WORK TO BE COMPLETED:
Print, word for word, the opening line of the data below and every line after it through the line that contains "nascent_p3 = [0.527, 1.0]", but not the pictures.

*** SUPPLIED MATERIAL ***

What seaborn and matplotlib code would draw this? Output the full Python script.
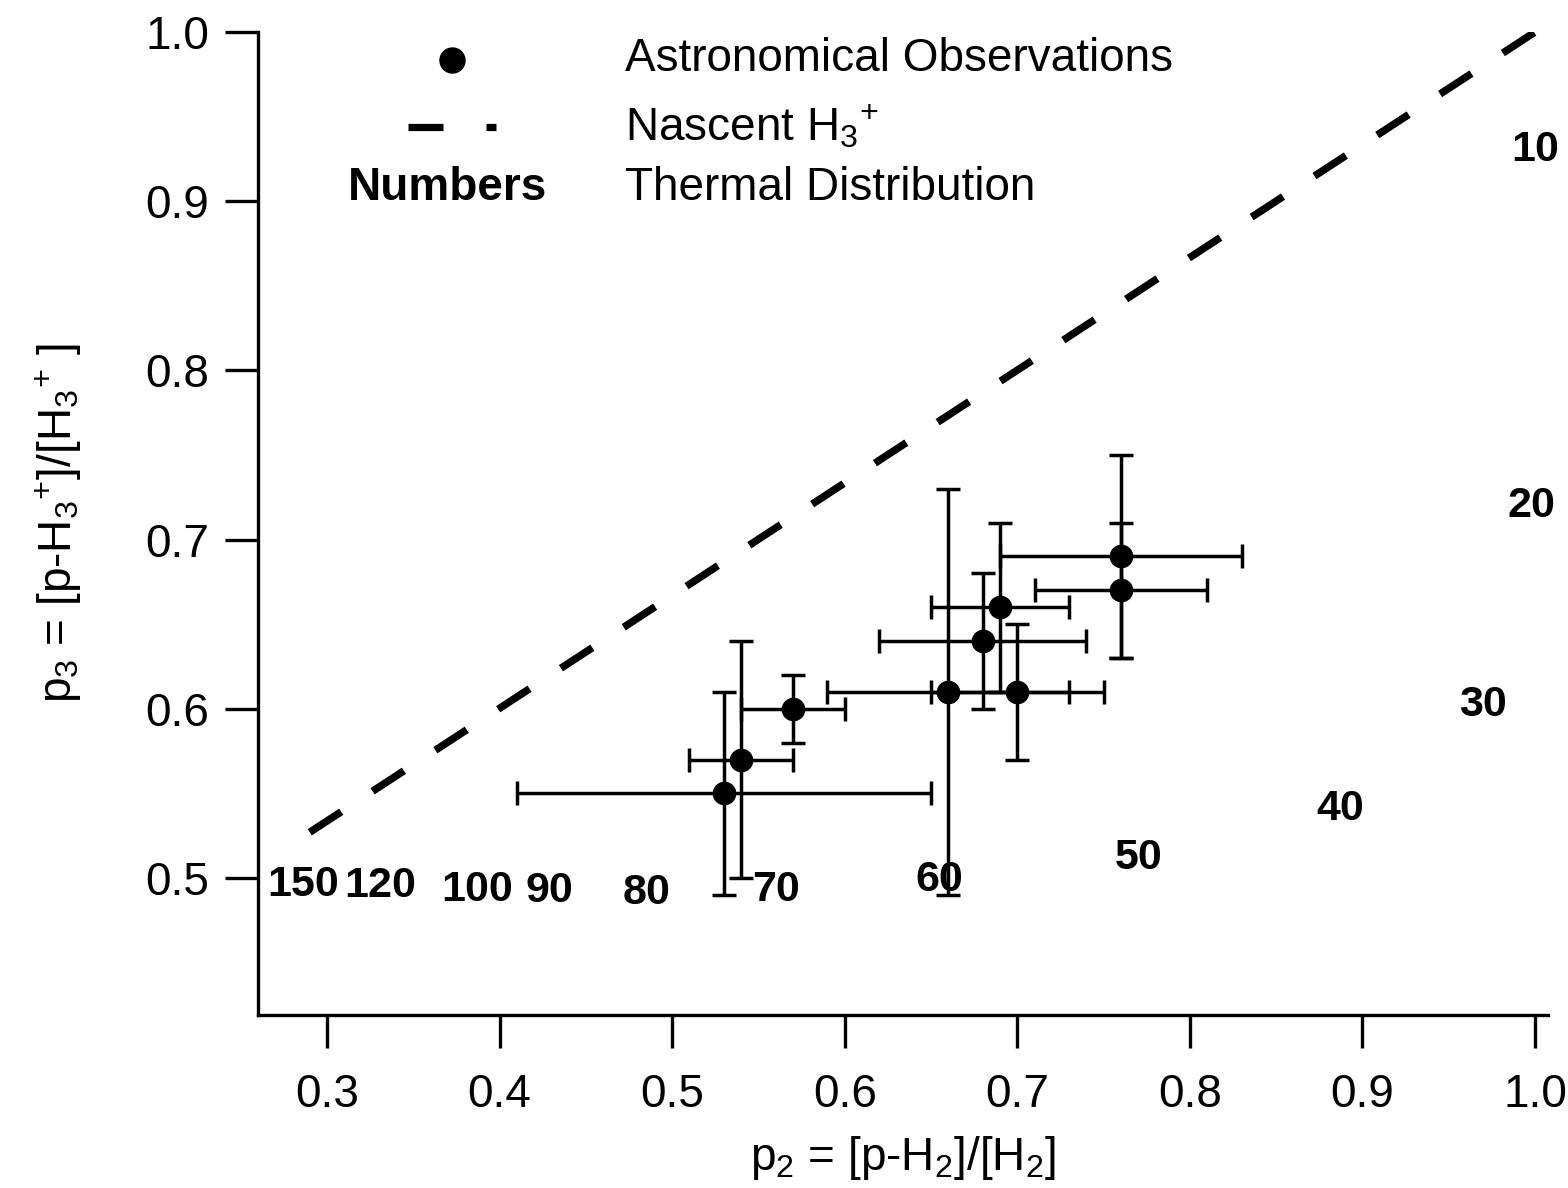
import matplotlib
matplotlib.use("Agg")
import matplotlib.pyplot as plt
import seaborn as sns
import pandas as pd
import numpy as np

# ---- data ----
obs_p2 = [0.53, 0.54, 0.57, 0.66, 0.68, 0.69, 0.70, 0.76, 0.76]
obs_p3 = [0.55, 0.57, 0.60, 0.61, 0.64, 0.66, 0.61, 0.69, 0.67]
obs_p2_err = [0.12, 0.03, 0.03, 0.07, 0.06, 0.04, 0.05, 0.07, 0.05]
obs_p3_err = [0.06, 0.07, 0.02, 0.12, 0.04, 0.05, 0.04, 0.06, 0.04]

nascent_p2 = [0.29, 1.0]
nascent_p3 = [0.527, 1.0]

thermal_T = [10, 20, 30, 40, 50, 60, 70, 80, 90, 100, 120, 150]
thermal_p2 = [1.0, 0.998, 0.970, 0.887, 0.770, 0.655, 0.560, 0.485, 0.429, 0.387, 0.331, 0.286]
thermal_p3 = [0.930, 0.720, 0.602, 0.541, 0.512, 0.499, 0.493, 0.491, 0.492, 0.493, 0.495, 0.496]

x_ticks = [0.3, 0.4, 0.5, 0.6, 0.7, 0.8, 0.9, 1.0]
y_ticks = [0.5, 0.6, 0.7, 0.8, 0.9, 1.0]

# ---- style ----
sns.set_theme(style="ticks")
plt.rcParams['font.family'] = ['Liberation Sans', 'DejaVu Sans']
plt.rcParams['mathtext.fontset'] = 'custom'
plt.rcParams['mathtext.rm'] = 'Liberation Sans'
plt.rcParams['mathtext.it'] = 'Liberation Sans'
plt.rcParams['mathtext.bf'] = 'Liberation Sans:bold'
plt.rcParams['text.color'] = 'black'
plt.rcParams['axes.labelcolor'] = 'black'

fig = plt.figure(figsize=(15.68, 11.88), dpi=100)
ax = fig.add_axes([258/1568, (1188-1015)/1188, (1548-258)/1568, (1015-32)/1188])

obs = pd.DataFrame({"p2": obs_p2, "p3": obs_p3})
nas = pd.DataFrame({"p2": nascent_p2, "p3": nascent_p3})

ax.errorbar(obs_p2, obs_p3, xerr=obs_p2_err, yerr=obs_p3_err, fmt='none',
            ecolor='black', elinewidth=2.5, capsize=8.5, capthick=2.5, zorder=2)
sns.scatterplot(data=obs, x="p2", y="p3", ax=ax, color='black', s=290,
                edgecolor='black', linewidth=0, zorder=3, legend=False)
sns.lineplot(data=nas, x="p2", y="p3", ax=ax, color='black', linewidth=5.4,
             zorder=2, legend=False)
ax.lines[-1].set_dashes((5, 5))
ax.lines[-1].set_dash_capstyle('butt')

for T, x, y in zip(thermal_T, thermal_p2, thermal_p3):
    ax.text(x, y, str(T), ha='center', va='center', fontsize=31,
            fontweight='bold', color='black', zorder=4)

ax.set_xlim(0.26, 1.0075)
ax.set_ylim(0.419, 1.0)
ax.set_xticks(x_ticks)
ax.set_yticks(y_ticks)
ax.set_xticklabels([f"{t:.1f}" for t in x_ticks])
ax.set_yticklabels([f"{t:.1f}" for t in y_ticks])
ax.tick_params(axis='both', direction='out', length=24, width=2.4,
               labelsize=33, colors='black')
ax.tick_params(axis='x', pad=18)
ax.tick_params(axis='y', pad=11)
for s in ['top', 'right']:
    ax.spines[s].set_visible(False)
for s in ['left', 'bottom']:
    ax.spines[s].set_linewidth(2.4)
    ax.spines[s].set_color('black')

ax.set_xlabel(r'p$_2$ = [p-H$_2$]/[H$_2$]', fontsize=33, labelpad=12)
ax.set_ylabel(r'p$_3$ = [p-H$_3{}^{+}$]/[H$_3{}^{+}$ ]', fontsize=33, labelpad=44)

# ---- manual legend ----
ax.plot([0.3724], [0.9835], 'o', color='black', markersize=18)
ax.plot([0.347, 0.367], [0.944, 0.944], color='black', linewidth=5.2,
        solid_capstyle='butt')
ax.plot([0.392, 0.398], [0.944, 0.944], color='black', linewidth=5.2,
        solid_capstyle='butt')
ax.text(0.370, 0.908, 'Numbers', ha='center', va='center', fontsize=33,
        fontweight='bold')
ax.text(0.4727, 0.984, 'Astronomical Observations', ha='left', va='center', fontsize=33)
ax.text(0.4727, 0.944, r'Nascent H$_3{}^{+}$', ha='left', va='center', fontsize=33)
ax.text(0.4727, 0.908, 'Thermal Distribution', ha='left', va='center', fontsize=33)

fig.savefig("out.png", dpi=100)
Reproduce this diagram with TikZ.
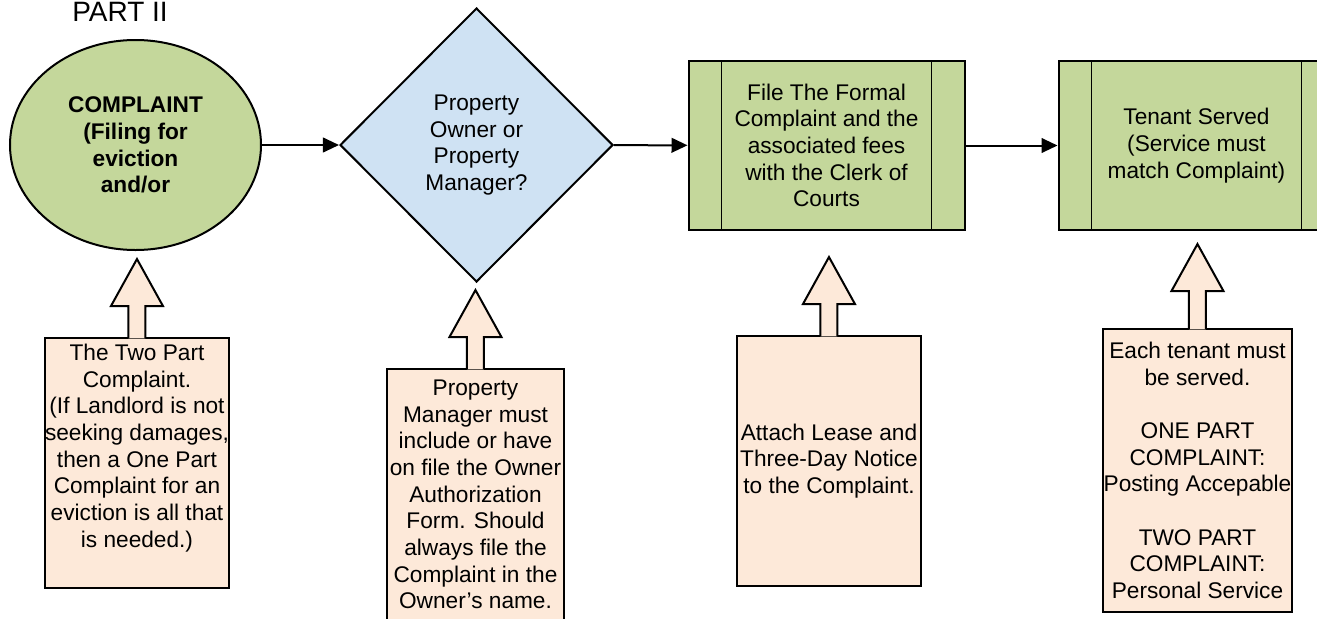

***

SOLUTION TO THIS EXERCISE:
What seaborn and matplotlib code would draw this? Output the full Python script.
import matplotlib
matplotlib.use("Agg")
import matplotlib.pyplot as plt
import seaborn as sns
import pandas as pd
import numpy as np

# ---- data ----
obs_p2 = [0.53, 0.54, 0.57, 0.66, 0.68, 0.69, 0.70, 0.76, 0.76]
obs_p3 = [0.55, 0.57, 0.60, 0.61, 0.64, 0.66, 0.61, 0.69, 0.67]
obs_p2_err = [0.12, 0.03, 0.03, 0.07, 0.06, 0.04, 0.05, 0.07, 0.05]
obs_p3_err = [0.06, 0.07, 0.02, 0.12, 0.04, 0.05, 0.04, 0.06, 0.04]

nascent_p2 = [0.29, 1.0]
nascent_p3 = [0.527, 1.0]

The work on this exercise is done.